=== PROBLEM ===
Open with the line that has "What matplotlib code"; close with the line that has "import numpy as np". Retype those lines exactly, images excluded.

=== DATASET CONTENT ===
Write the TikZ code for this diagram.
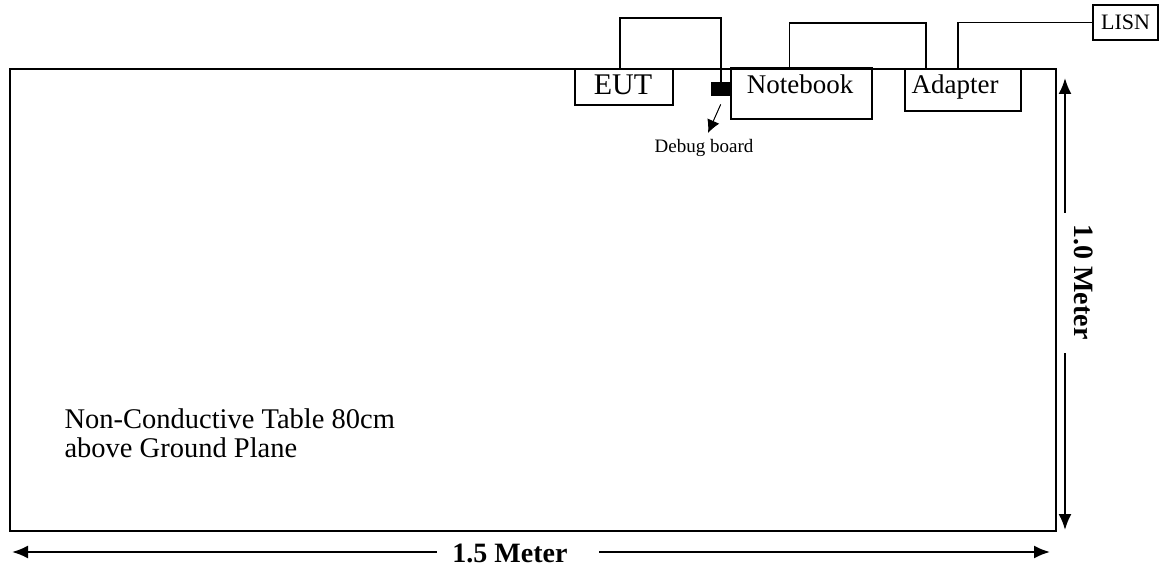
* * *
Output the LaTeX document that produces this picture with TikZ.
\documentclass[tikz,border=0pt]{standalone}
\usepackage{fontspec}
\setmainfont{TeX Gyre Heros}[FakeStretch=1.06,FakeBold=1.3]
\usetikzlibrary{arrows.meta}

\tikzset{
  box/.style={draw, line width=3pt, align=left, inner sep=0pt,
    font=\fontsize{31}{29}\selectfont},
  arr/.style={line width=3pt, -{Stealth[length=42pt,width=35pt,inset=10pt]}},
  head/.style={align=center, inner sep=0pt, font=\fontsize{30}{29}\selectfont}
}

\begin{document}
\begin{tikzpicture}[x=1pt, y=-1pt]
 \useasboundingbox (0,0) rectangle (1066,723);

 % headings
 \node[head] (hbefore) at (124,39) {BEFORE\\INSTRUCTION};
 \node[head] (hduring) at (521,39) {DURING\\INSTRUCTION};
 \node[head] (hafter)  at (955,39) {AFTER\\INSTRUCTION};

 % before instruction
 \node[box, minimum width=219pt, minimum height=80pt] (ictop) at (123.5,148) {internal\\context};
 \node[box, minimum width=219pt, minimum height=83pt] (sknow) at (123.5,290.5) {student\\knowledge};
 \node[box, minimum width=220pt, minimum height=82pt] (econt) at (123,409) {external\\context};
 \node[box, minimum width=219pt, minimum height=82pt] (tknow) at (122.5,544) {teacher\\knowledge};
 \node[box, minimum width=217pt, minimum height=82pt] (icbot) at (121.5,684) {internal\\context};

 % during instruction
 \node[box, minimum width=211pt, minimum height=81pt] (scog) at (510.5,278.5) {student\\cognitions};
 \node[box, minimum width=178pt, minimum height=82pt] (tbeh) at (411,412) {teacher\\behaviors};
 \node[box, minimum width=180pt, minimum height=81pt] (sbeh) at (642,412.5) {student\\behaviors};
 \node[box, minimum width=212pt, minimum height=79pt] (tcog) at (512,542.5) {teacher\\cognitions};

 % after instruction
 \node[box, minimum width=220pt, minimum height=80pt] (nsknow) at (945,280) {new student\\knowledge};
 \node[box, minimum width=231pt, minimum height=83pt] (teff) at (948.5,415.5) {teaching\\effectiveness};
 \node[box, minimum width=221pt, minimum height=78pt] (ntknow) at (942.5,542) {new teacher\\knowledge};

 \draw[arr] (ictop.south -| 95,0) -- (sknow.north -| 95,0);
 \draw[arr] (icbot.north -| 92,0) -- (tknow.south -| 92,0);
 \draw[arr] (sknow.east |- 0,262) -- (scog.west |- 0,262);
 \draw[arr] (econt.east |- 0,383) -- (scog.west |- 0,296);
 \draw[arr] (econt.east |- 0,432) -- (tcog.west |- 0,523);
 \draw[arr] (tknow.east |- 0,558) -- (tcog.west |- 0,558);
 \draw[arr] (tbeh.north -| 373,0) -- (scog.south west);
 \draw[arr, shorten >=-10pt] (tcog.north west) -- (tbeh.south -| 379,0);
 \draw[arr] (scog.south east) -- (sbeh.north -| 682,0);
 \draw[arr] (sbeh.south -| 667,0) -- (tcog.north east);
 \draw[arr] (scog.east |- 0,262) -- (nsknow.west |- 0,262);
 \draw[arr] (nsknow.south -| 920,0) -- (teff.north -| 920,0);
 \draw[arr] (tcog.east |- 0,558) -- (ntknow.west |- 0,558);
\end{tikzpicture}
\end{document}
--
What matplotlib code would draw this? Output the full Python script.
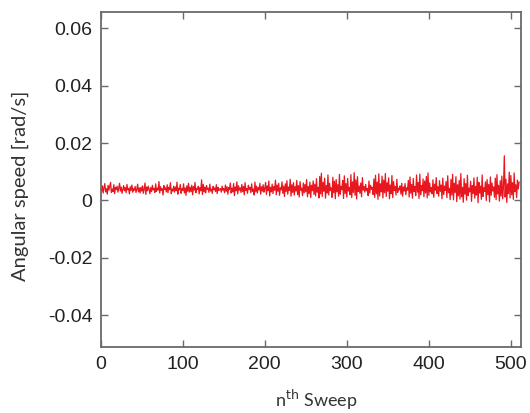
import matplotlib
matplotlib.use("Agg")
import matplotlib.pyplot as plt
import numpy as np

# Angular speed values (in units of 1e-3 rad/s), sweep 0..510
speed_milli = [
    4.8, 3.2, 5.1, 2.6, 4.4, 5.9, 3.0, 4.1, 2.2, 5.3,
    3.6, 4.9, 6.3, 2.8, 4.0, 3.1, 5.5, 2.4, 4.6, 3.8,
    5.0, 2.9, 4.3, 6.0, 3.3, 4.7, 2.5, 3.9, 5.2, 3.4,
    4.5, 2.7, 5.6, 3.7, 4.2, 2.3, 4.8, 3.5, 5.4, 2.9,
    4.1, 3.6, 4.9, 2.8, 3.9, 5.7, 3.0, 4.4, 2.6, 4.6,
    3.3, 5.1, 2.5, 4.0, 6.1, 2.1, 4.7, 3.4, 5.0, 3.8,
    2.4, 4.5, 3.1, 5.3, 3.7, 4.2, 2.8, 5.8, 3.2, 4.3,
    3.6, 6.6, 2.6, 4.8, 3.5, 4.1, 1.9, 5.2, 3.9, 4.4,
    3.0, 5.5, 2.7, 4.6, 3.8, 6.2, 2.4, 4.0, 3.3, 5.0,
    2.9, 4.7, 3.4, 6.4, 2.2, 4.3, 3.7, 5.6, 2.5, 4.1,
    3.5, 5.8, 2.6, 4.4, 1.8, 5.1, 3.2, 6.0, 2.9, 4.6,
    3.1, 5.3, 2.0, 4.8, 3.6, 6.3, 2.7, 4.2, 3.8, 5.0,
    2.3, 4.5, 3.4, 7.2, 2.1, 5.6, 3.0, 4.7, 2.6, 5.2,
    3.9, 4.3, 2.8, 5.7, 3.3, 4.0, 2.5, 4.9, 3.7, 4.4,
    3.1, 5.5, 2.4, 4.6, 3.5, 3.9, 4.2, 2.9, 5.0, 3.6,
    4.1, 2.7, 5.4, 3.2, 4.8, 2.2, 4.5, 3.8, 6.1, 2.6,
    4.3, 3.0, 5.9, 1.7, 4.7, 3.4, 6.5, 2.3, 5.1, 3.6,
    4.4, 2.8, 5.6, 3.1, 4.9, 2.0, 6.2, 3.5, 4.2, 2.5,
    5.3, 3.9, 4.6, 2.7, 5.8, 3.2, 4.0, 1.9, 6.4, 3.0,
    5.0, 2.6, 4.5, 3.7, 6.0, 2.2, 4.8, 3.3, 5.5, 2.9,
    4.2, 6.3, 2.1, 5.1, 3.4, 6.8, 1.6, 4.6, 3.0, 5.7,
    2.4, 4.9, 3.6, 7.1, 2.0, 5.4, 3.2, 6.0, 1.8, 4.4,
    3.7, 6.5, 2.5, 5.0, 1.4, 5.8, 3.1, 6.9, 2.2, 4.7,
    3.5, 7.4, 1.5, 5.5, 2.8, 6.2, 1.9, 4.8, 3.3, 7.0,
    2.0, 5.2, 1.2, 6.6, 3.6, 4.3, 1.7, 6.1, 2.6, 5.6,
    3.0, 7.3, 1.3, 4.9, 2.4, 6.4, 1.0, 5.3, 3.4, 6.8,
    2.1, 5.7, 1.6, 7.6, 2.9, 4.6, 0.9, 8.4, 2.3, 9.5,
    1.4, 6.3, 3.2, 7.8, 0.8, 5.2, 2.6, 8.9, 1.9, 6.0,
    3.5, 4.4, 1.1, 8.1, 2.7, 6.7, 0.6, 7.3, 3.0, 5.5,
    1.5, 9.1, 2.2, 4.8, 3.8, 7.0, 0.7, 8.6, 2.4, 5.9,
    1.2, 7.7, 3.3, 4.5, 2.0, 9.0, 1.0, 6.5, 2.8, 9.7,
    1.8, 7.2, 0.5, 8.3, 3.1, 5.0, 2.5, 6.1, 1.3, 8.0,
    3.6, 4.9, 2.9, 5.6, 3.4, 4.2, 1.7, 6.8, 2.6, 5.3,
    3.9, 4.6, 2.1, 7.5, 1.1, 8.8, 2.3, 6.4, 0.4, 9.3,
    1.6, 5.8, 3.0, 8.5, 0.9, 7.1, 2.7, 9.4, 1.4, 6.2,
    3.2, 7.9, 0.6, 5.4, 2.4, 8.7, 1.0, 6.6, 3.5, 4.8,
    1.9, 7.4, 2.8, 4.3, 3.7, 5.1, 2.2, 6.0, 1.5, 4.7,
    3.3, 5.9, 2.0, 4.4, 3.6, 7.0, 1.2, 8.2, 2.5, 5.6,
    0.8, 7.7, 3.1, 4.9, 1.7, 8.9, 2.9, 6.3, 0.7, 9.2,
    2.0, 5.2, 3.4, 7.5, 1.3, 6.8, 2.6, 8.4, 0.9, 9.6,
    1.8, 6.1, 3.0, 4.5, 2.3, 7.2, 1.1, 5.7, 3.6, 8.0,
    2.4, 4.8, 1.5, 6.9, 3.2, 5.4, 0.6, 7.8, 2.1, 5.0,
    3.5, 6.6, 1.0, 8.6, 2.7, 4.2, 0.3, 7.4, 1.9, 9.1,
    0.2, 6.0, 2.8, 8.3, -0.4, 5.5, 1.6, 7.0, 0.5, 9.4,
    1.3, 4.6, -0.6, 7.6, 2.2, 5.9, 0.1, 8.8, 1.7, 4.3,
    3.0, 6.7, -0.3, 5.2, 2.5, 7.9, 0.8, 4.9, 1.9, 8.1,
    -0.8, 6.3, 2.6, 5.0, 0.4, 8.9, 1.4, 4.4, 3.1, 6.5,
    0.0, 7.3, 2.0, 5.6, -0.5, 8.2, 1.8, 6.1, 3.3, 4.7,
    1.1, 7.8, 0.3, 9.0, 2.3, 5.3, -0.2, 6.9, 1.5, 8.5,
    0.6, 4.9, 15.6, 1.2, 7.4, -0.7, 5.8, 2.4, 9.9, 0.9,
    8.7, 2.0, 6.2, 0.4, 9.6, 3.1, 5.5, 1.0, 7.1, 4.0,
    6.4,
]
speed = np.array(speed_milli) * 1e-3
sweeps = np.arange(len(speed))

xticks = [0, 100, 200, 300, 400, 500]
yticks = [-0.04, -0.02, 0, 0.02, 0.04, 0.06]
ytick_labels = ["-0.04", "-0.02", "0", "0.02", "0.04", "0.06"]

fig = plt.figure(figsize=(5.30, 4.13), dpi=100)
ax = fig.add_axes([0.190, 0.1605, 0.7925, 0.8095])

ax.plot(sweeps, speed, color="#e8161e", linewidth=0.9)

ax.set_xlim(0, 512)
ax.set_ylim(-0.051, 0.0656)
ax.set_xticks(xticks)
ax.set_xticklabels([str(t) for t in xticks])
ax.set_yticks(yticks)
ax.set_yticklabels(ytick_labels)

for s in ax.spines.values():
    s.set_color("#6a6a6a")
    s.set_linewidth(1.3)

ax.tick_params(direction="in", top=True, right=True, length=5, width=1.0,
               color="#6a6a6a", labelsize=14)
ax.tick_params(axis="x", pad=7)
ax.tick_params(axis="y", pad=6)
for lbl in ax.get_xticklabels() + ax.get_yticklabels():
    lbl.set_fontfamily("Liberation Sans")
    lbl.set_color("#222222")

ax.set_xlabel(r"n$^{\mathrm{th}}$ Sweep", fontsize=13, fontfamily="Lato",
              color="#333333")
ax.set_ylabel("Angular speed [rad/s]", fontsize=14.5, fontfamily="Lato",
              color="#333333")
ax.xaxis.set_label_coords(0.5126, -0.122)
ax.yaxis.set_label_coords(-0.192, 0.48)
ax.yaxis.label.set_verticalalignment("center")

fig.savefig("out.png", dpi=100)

=== CORRECT RESULT ===
What matplotlib code would draw this? Output the full Python script.
import matplotlib
matplotlib.use("Agg")
import matplotlib.pyplot as plt
import numpy as np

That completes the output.